In a few short years, Hadoop has become one of the most talked about technology innovations of the current decade. Backed by Yahoo and boasting Tesco, Google and Amazon as customers, it is gaining traction in the market.

Hadoop has undoubtedly been grasped by a group of global firms with enormous volumes of complex data (and resources) ready to be gobbled up. It is very attractive to those large organisations with petabytes and billions or hundreds of billions of rows of data.

But, sadly, for smaller organisations – which let’s face it, make up the bulk of the UK economy – Hadoop is just too big for them. They simply don’t have the data to warrant its deployment.

Plus, Hadoop needs new infrastructure, such as commodity servers and local disk. By contrast, most firms nowadays have centralised infrastructure. This means to deploy Hadoop, additional hardware is needed and not too many small to medium firms could get those costs through the FD.    

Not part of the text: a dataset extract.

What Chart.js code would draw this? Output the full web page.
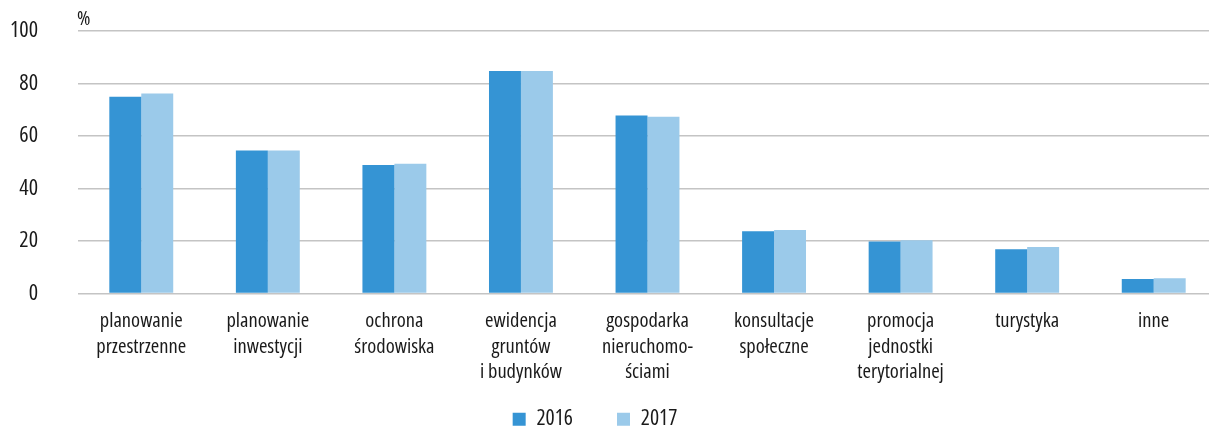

>See also: To NoSQL or not to NoSQL?

All is not lost though. Hadoop might not be quite right for the smaller business, but it has proven to be an amazing ‘trickle down’ technology. It has inspired many, many businesses of all sizes to look at the big data they own – its volume, variety and velocity – and agree ways to manage and analyse it. If it weren’t for Hadoop, these companies wouldn’t be looking at analytics at all.

Lots of firms are already now using data warehouses and data lakes with BI software to analyse data, for example. Some are investigating keeping their data in situ, but using analytics software to seek it out and analyse it.

Plus, one of the biggest areas of adoption will be NoSQL databases. These databases can store different types of data as well – i.e. variety – just the same as Hadoop, but they work better with lower volumes (which is more suitable to UK firms).

There are a couple of open-source NoSQL databases that are proving popular: MongoDB and PostgresS. Designed for smaller data sets, these databases are both much easier for small businesses to deploy than Hadoop.

The next years are going to be interesting as large firms demonstrate their successful Hadoop deployments and ROI, inspiring smaller firms to follow.

Smaller businesses will be looking at other technologies to eat up their data and spit out some answers. There are lots of options on the table, but NoSQL is sure to take some market share.